SAN FRANCISCO (Thomson Reuters Foundation) - The United States on Thursday announced three public-private partnerships to boost private investment in early-stage enterprises in developing countries as part of its strategy to make impact investing and private sector partnerships a backbone of its development policy.

The U.S. Global Development Lab (Lab), part of the U.S. Agency for International Development (USAID), will invest $6.3 million in partnerships with Village Capital, Shell Foundation and Unitus Seed Fund, which, combined, are expected to create total benefits of almost $40 million.

These three alliances are the first to be formed through the Partnering to Accelerate Entrepreneurship (PACE) Initiative  from the Lab, with the goal of spurring innovations that accelerate the creation of promising, high growth and financially sustainable entrepreneurial ventures across the developing world.

Through partnering with incubators, accelerators and those who work with early-stage enterprises, PACE aims to identify innovations that help entrepreneurs to bridge the gap between high-risk, promising early-stage enterprises and impact investors looking for investment opportunities.

"Our agency is embracing a new model of development—one grounded in a focus on innovation, local leadership, public-private partnerships to accelerate the progress in challenging places," USAID head Rajiv Shah said in a statement released at the SOCAP social capital markets conference, which brings together social entrepreneurs, innovators and investors to increase the flow of money to enterprises geared towards social good.

"By partnering with proven organisations like Village Capital, Shell Foundation and Unitus Seed Fund, we will source, test and scale game-changing solutions that unlock opportunity for the world's most vulnerable people,” Shah said.

Impact investing, which generates measurable social or environmental benefits alongside financial returns, is gathering momentum as cash-strapped governments struggling to deal with poverty, broken health care systems, crime and ineffective education increasingly look for money from the private sector.
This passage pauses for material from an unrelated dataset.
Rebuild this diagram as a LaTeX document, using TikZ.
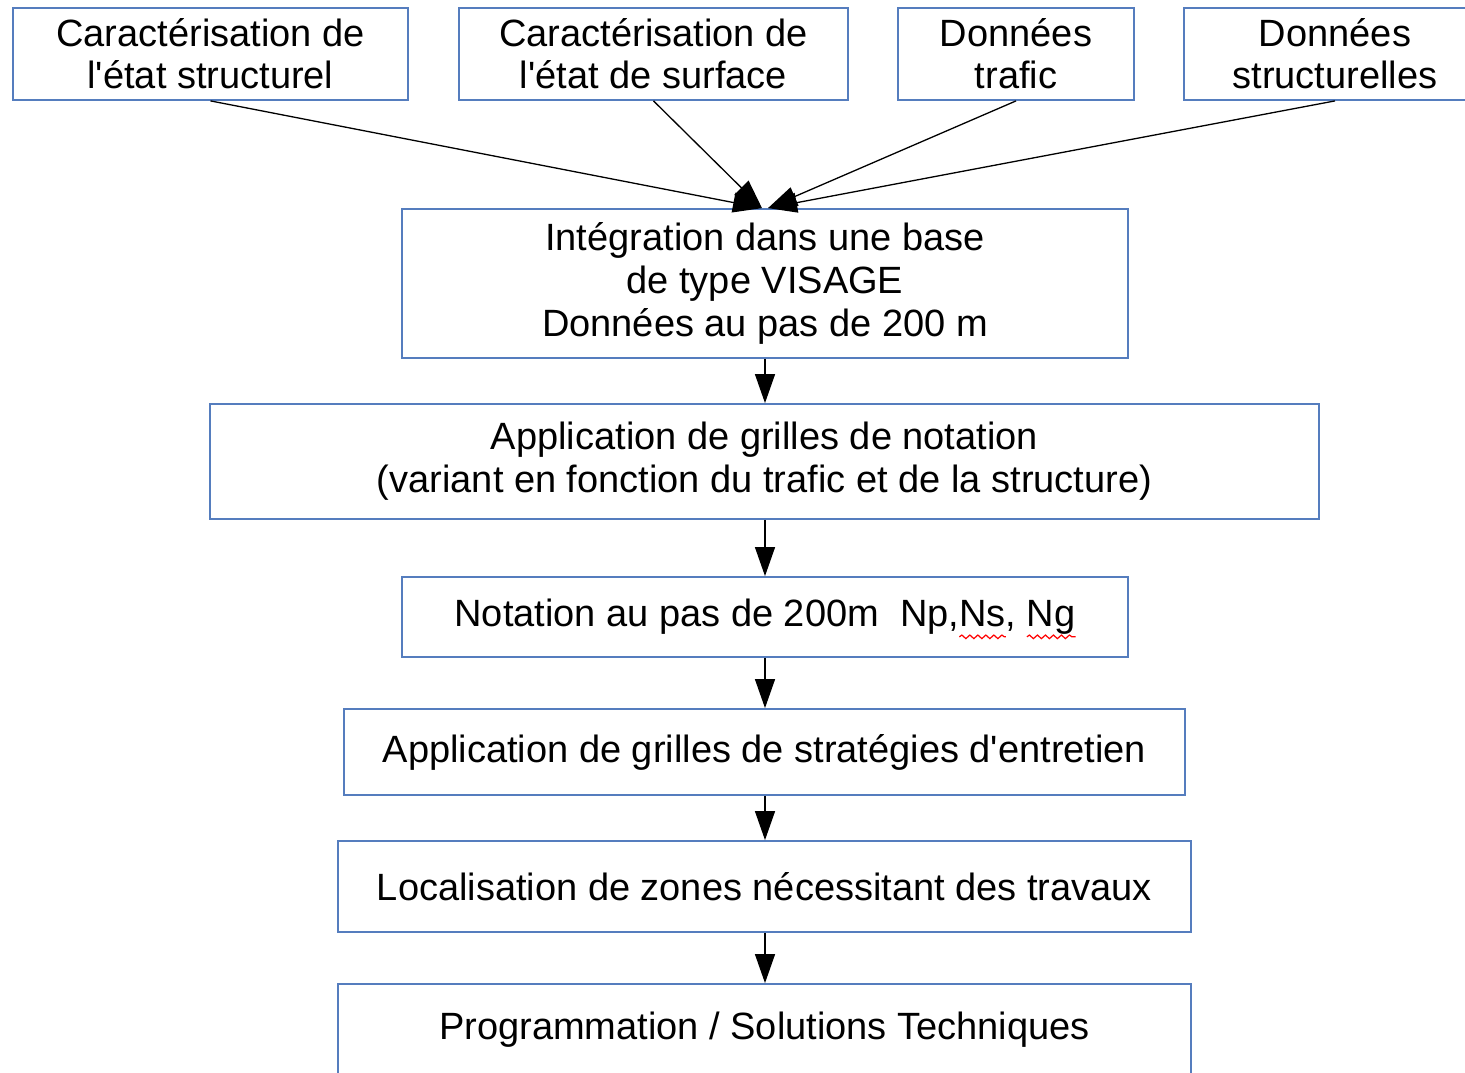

The Lab will support an impact fund that will allow Village Capital to boost its entrepreneurship programming in the agriculture, education, energy, financial inclusion and health sectors. Village Capital’s signature innovation in these programs is a peer-selection process—an approach that empowers entrepreneurs to participate in allocating capital to ventures working with marginalised populations and global environmental challenges. 

With the Shell Foundation, the Lab is supporting innovation in affordable energy solutions for low-income consumers. This will help energy innovators test game-changing technology, prove the viability of new business models and unlock further social investment, the USAID statement said.

The Lab will also support Unitas Seed Fund, a seed-stage impact investor, in its efforts to build a more robust entrepreneurship ecosystem in South Asia. Support from the Lab will allow Unitus to connect with quality impact entrepreneurs beyond major Indian urban centres, improve the quality of start-up business incubators and strengthen the advisory and support services to help grow early-stage impact businesses. 

Since 2001, USAID has built over 1,500 public-private partnerships involving more than 3,500 partner organisations, with an estimated value of more than $20 billion in public and private funds, the statement said. Across this portfolio, USAID has leveraged nearly $3 in partner contributions for every $1 of USAID funding.